There’s an ancient story about the incarnation:

“God, as everyone knows, created the heavens and the earth and everything in them…Jesus!”[3]

When we think that God – all of God – the whole God, what Christians know as Trinity, might only be complete when God speaks the incarnation – speaks the Word into Being – I imagine that could upset people who keep Jesus locked in the pages of the bible.

But what do we do with theories, or mysteries, or in fact any complexities which seem too big for our minds to understand? A common solution for many people, is to try to reduce the complexity by finding answers “out there”– which might be:

  1.  in my preferred reference sources – like only one TV program… or
  2.  Like for many Christians, using the bible as a literal question and answer-book.

But when I try to find the answers to complex issues only outside of myself, I risk providing one-dimensional solutions to multi-dimensional issues. I need to look inside myself, wrestle with the difficulties, which might mean arguing with God, keeping quiet for long enough to listen to God and others, perhaps study and look where it is uncomfortable!  The mysteries of God are multi-dimensional issues, which don’t have single answers, and don’t offer dualistic solutions.

It seems that God’s answer to the complexities which human’s get up to, and don’t seem to learn much from, is Incarnation. “I go and live with them, pitch my tent among them (word made flesh and dwelt among them means literally), feel it, do it, enjoy it, agonize it, suffer it – with them”.

When I think of the reason why the church sets aside special days for honoring holy people in its calendar, it is because (to pick up Helen’s point) they became more aware of who God created them to be through their joy of knowing God, suffering for their faith, standing up for truth, realizing what they couldn’t see at the beginning of the journey, and, loving the people around them into becoming more aware of who God created those people to be. And soI benefit through the example of the saints and mystics (some who are still alive), through meditating on their story.

Mary, demonstrates this kind of awareness as she contemplates Jesus born into the world, and the hymn that she sings – called the magnificat – holds some of her response, even though it seems that she proclaims these words right near the beginning of her pregnancy when she meets Elizabeth.

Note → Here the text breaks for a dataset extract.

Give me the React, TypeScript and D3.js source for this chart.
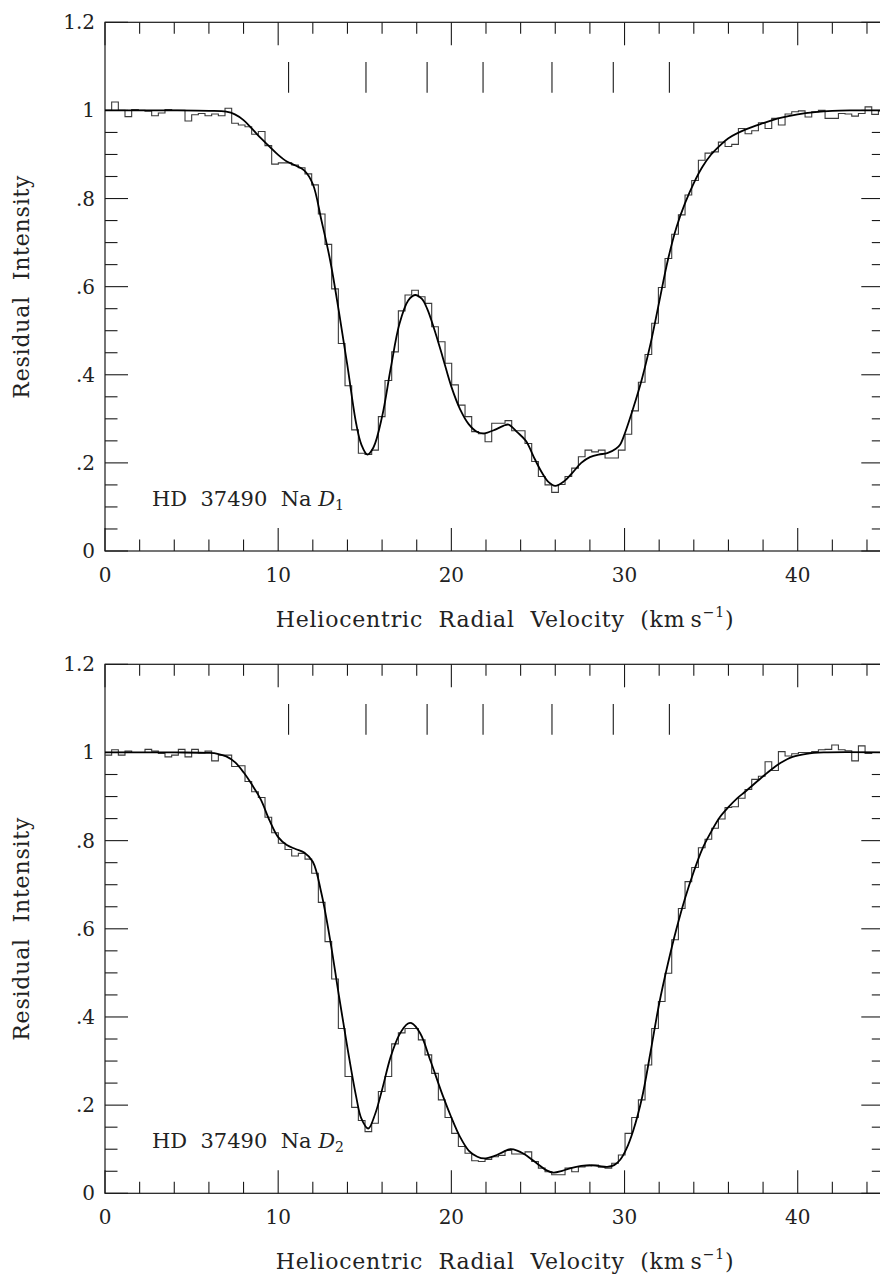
import React from 'react';
import * as d3 from 'd3';

// Histogram bins (residual intensity), bin width in km/s
const BIN_START = 0;
const BIN_WIDTH = 0.385;

const D1_HIST = [
  1.000, 1.019, 1.000, 0.986, 1.002, 1.000, 0.998, 0.988, 0.994, 1.002,
  1.000, 1.000, 0.976, 0.990, 0.993, 0.988, 0.992, 0.988, 1.005, 0.971,
  0.967, 0.963, 0.946, 0.952, 0.920, 0.878, 0.881, 0.881, 0.876, 0.870,
  0.856, 0.831, 0.765, 0.696, 0.595, 0.471, 0.375, 0.275, 0.222, 0.219,
  0.229, 0.305, 0.387, 0.452, 0.545, 0.581, 0.592, 0.577, 0.562, 0.509,
  0.475, 0.426, 0.377, 0.331, 0.305, 0.271, 0.266, 0.248, 0.290, 0.290,
  0.296, 0.273, 0.273, 0.244, 0.203, 0.169, 0.150, 0.133, 0.151, 0.169,
  0.188, 0.214, 0.229, 0.225, 0.229, 0.211, 0.211, 0.229, 0.265, 0.318,
  0.383, 0.446, 0.517, 0.598, 0.664, 0.719, 0.763, 0.808, 0.841, 0.887,
  0.903, 0.906, 0.928, 0.918, 0.923, 0.959, 0.947, 0.954, 0.972, 0.959,
  0.982, 0.967, 0.992, 0.997, 0.999, 0.985, 0.997, 1.000, 0.982, 0.982,
  0.993, 0.992, 0.987, 0.993, 1.008, 0.991, 0.999,
];

const D2_HIST = [
  0.994, 1.006, 0.994, 1.003, 1.000, 1.000, 1.007, 1.003, 0.998, 0.990,
  0.994, 1.007, 0.990, 1.007, 0.999, 1.003, 0.981, 0.994, 0.994, 0.968,
  0.970, 0.934, 0.911, 0.898, 0.853, 0.818, 0.794, 0.780, 0.765, 0.771,
  0.758, 0.726, 0.660, 0.571, 0.486, 0.374, 0.265, 0.195, 0.165, 0.140,
  0.159, 0.231, 0.265, 0.339, 0.364, 0.374, 0.374, 0.348, 0.314, 0.272,
  0.212, 0.172, 0.136, 0.106, 0.091, 0.074, 0.072, 0.077, 0.083, 0.086,
  0.097, 0.089, 0.089, 0.094, 0.072, 0.057, 0.049, 0.042, 0.042, 0.057,
  0.049, 0.060, 0.062, 0.064, 0.059, 0.057, 0.068, 0.087, 0.136, 0.172,
  0.212, 0.291, 0.374, 0.435, 0.499, 0.575, 0.646, 0.707, 0.739, 0.784,
  0.803, 0.828, 0.849, 0.875, 0.877, 0.896, 0.916, 0.939, 0.946, 0.979,
  0.959, 1.002, 0.992, 0.997, 1.000, 1.000, 1.002, 1.006, 1.007, 1.017,
  1.006, 1.004, 0.981, 1.015, 0.998, 1.000, 1.000,
];

// Fitted profiles: velocity (km/s) and intensity
const D1_FIT_V = [
  0, 4, 6, 7, 7.5, 8, 8.5, 9, 9.5, 10, 10.5, 11, 11.5, 12, 12.5, 13, 13.5, 14,
  14.5, 14.8, 15.15, 15.5, 16, 16.5, 17, 17.5, 17.9, 18.3, 18.6, 19, 19.5, 20,
  20.5, 21, 21.5, 21.9, 22.5, 23, 23.3, 23.8, 24.3, 24.8, 25.2, 25.6, 26, 26.5,
  27, 27.5, 28, 28.5, 29, 29.5, 29.75, 30, 30.5, 31, 31.5, 32, 32.5, 33, 33.5,
  34, 34.5, 35, 35.5, 36, 37, 38, 39, 40, 41, 42, 43, 45,
];
const D1_FIT_I = [
  1.0, 1.0, 0.999, 0.997, 0.991, 0.978, 0.958, 0.937, 0.918, 0.899, 0.884, 0.875,
  0.864, 0.833, 0.75, 0.66, 0.545, 0.42, 0.29, 0.242, 0.219, 0.235, 0.305, 0.415,
  0.515, 0.568, 0.581, 0.572, 0.55, 0.505, 0.44, 0.373, 0.322, 0.288, 0.27, 0.267,
  0.275, 0.284, 0.287, 0.27, 0.25, 0.21, 0.18, 0.157, 0.148, 0.158, 0.178, 0.2,
  0.213, 0.219, 0.222, 0.232, 0.242, 0.265, 0.324, 0.39, 0.47, 0.565, 0.66, 0.735,
  0.79, 0.835, 0.872, 0.9, 0.92, 0.937, 0.957, 0.971, 0.983, 0.991, 0.996, 0.999,
  1.0, 1.0,
];

const D2_FIT_V = [
  0, 4, 6, 6.5, 7, 7.5, 8, 8.5, 9, 9.5, 10, 10.5, 11, 11.5, 12, 12.5, 13, 13.5,
  14, 14.5, 14.8, 15.2, 15.6, 16, 16.5, 17, 17.5, 17.7, 18.2, 18.8, 19.5, 20,
  20.5, 21, 21.5, 21.9, 22.5, 23, 23.4, 23.8, 24.2, 24.6, 25, 25.5, 25.9, 26.4,
  26.9, 27.5, 28, 28.5, 29, 29.4, 29.75, 30.1, 30.5, 31, 31.5, 32, 32.5, 33,
  33.5, 34, 34.5, 35, 35.5, 36, 36.5, 37, 38, 38.5, 39, 39.7, 40.5, 41.5, 45,
];
const D2_FIT_I = [
  1.0, 1.0, 0.999, 0.997, 0.991, 0.978, 0.955, 0.926, 0.893, 0.846, 0.808, 0.79,
  0.781, 0.773, 0.752, 0.68, 0.575, 0.45, 0.33, 0.22, 0.17, 0.147, 0.18, 0.235,
  0.31, 0.36, 0.385, 0.386, 0.363, 0.3, 0.222, 0.172, 0.128, 0.097, 0.083, 0.079,
  0.085, 0.094, 0.1, 0.097, 0.089, 0.078, 0.066, 0.052, 0.047, 0.051, 0.057,
  0.062, 0.064, 0.062, 0.06, 0.064, 0.076, 0.1, 0.142, 0.215, 0.32, 0.43, 0.52,
  0.6, 0.67, 0.73, 0.782, 0.82, 0.853, 0.876, 0.896, 0.912, 0.946, 0.962, 0.976,
  0.99, 0.997, 1.0, 1.0,
];

// Component velocity markers (km/s)
const MARKERS = [10.6, 15.07, 18.6, 21.83, 25.81, 29.35, 32.59];
const MARKER_RANGE = [1.04, 1.11];

const X_DOMAIN = [0, 45];
const Y_DOMAIN = [0, 1.2];
const X_MAJOR = [0, 10, 20, 30, 40];
const X_LABELS = ['0', '10', '20', '30', '40'];
const Y_MAJOR = [0, 0.2, 0.4, 0.6, 0.8, 1.0, 1.2];
const Y_LABELS = ['0', '.2', '.4', '.6', '.8', '1', '1.2'];

const FONT = "'DejaVu Serif', serif";
const INK = '#1a1a1a';
const TEXT_INK = '#222';

interface PanelProps {
  id: string;
  top: number;
  bottom: number;
  hist: number[];
  fitV: number[];
  fitI: number[];
  sub: string;
}

const LEFT = 105;
const RIGHT = 884.3;

function Panel({ id, top, bottom, hist, fitV, fitI, sub }: PanelProps) {
  const x = d3.scaleLinear().domain(X_DOMAIN).range([LEFT, RIGHT]);
  const y = d3.scaleLinear().domain(Y_DOMAIN).range([bottom, top]);

  const histPts: [number, number][] = hist.map((v, k) => [BIN_START + k * BIN_WIDTH, v]);
  histPts.push([BIN_START + hist.length * BIN_WIDTH, hist[hist.length - 1]]);
  const histLine = d3
    .line<[number, number]>()
    .x((d) => x(d[0]))
    .y((d) => y(d[1]))
    .curve(d3.curveStepAfter);

  const fitPts: [number, number][] = fitV.map((v, i) => [v, fitI[i]]);
  const fitLine = d3
    .line<[number, number]>()
    .x((d) => x(d[0]))
    .y((d) => y(d[1]))
    .curve(d3.curveCatmullRom.alpha(0.5));

  const xMinor = d3.range(0, 45.01, 2).filter((v) => v % 10 !== 0);
  const yMinor = d3.range(0, 21).map((i) => i * 0.05).filter((_, i) => i % 4 !== 0);

  const MAJ = 23;
  const MIN = 11.5;
  const x0 = x(X_DOMAIN[0]);
  const x1 = x(X_DOMAIN[1]);

  return (
    <g>
      <defs>
        <clipPath id={`clip-${id}`}>
          <rect x={x0} y={top} width={x1 - x0} height={bottom - top} />
        </clipPath>
      </defs>
      {/* frame */}
      <rect x={x0} y={top} width={x1 - x0} height={bottom - top} fill="none" stroke={INK} strokeWidth={1.2} />
      {/* x ticks */}
      {X_MAJOR.map((v) => (
        <g key={`xm${v}`}>
          <line x1={x(v)} x2={x(v)} y1={bottom} y2={bottom - MAJ} stroke={INK} strokeWidth={1.1} />
          <line x1={x(v)} x2={x(v)} y1={top} y2={top + MAJ} stroke={INK} strokeWidth={1.1} />
        </g>
      ))}
      {xMinor.map((v) => (
        <g key={`xn${v}`}>
          <line x1={x(v)} x2={x(v)} y1={bottom} y2={bottom - MIN} stroke={INK} strokeWidth={1.1} />
          <line x1={x(v)} x2={x(v)} y1={top} y2={top + MIN} stroke={INK} strokeWidth={1.1} />
        </g>
      ))}
      {/* y ticks */}
      {Y_MAJOR.map((v) => (
        <g key={`ym${v}`}>
          <line x1={x0} x2={x0 + MAJ} y1={y(v)} y2={y(v)} stroke={INK} strokeWidth={1.1} />
          <line x1={x1} x2={x1 - MAJ} y1={y(v)} y2={y(v)} stroke={INK} strokeWidth={1.1} />
        </g>
      ))}
      {yMinor.map((v) => (
        <g key={`yn${v}`}>
          <line x1={x0} x2={x0 + MIN + 1} y1={y(v)} y2={y(v)} stroke={INK} strokeWidth={1.1} />
          <line x1={x1} x2={x1 - MIN - 1} y1={y(v)} y2={y(v)} stroke={INK} strokeWidth={1.1} />
        </g>
      ))}
      {/* tick labels */}
      {X_MAJOR.map((v, i) => (
        <text key={`xl${v}`} x={x(v)} y={bottom + 31} textAnchor="middle" fontFamily={FONT} fontSize={20} fill={TEXT_INK}>
          {X_LABELS[i]}
        </text>
      ))}
      {Y_MAJOR.map((v, i) => (
        <text key={`yl${v}`} x={95} y={y(v) + 7} textAnchor="end" fontFamily={FONT} fontSize={20} fill={TEXT_INK}>
          {Y_LABELS[i]}
        </text>
      ))}
      {/* markers */}
      {MARKERS.map((m) => (
        <line key={`mk${m}`} x1={x(m)} x2={x(m)} y1={y(MARKER_RANGE[0])} y2={y(MARKER_RANGE[1])} stroke={INK} strokeWidth={1.1} />
      ))}
      {/* data */}
      <g clipPath={`url(#clip-${id})`}>
        <path d={histLine(histPts) || ''} fill="none" stroke="#3a3a3a" strokeWidth={1.1} />
        <path d={fitLine(fitPts) || ''} fill="none" stroke="#000" strokeWidth={1.8} />
      </g>
      {/* axis titles */}
      <text
        x={505}
        y={bottom + 76}
        textAnchor="middle"
        fontFamily={FONT}
        fontSize={22}
        fill={TEXT_INK}
        letterSpacing={0.8}
        style={{ whiteSpace: 'pre' }}
      >
        {'Heliocentric  Radial  Velocity  (km\u2009s'}
        <tspan fontSize={14} dy={-10}>{'\u22121'}</tspan>
        <tspan dy={10}>)</tspan>
      </text>
      <text
        transform={`translate(29, ${(top + bottom) / 2}) rotate(-90)`}
        textAnchor="middle"
        fontFamily={FONT}
        fontSize={22}
        fill={TEXT_INK}
        letterSpacing={0.8}
        style={{ whiteSpace: 'pre' }}
      >
        {'Residual  Intensity'}
      </text>
      <text x={152} y={bottom - 45} fontFamily={FONT} fontSize={21} fill={TEXT_INK} style={{ whiteSpace: 'pre' }}>
        {'HD  37490  Na '}
        <tspan fontStyle="italic">D</tspan>
        <tspan fontSize={14} dy={4}>{sub}</tspan>
      </text>
    </g>
  );
}

export default function App() {
  return (
    <svg
      width={880}
      height={1277}
      viewBox="0 0 880 1277"
      style={{ position: 'absolute', left: 0, top: 0, background: '#fff' }}
    >
      <rect x={0} y={0} width={880} height={1277} fill="#fff" />
      <Panel id="d1" top={22.3} bottom={551} hist={D1_HIST} fitV={D1_FIT_V} fitI={D1_FIT_I} sub="1" />
      <Panel id="d2" top={664.3} bottom={1193.3} hist={D2_HIST} fitV={D2_FIT_V} fitI={D2_FIT_I} sub="2" />
    </svg>
  );
}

Can she know all of what she will experience being pregnant with Jesus, or the birth, or the effort of bringing him up, watching him, and watching the mystery of who he is unfold? Of course not! She was a young girl.

But of course, this gospel story is only written at the end of the 1st century, so the writer has the benefit of observing Mary at the time, through it, and after it all. There is prophetic message in her proclamation – God’s actions from time of old[4] – God is also doing something new – turning the world upside down through this incarnation.

But Mary, is really the teacher of the mystery. She was present to it step-by-step. Feeling him move in the womb, giving birth to him, feeding him, observing him as he grew up, and seeing his divinity revealed as it happened, and his trial, suffering and death, and rising and ascension. This is an incarnational relationship, and what she gives to us is her pondering observing, responding, (some written, some imagined, and gained only through my pondering her story….).

It is like the stories we’ve heard from mothers and grandmothers of refugees – Libya to the continent, and southern states to the USA. Just like the stories of Indigenous mothers in the past generation watching their children and grandchildren suffer as they are removed from home to school, and their language removed, and their suffering, and the death of some. This is how we get in touch with gospel mystery, and open ourselves to learn through it and be changed by it – which is God changing us.

So, certainly there is a personal response to Jesus through baptism, or through my “yes”, or how ever you understand being born again into Jesus, but then there is being born again, and again and again, and these re-births come through pondering the mystery’s/complexities of the gospels myself, and through the experience of holy people who’s stories we ponder.


[1] Helen Dunn, The Spirit of the Time, (CCC. August 16, 2019).

[2] Ibid

[3] William Bausch, Storytelling. Imagination and Faith. (Mystic, CT: Twenty-Third Publications, 1984),115

[4] Hannah’s poem in 1 Sam 2, it has what is called CONTINUITY, –, God taking the part of the poor, lonely and oppressed, and mercy shown from generation to generation) so God is working in the ways God has always worked. But there is also DISCONTINUITY. God is also doing something new. Luke is also challenging the reasonably wealthy to realize they have to make a difference in society – because they can.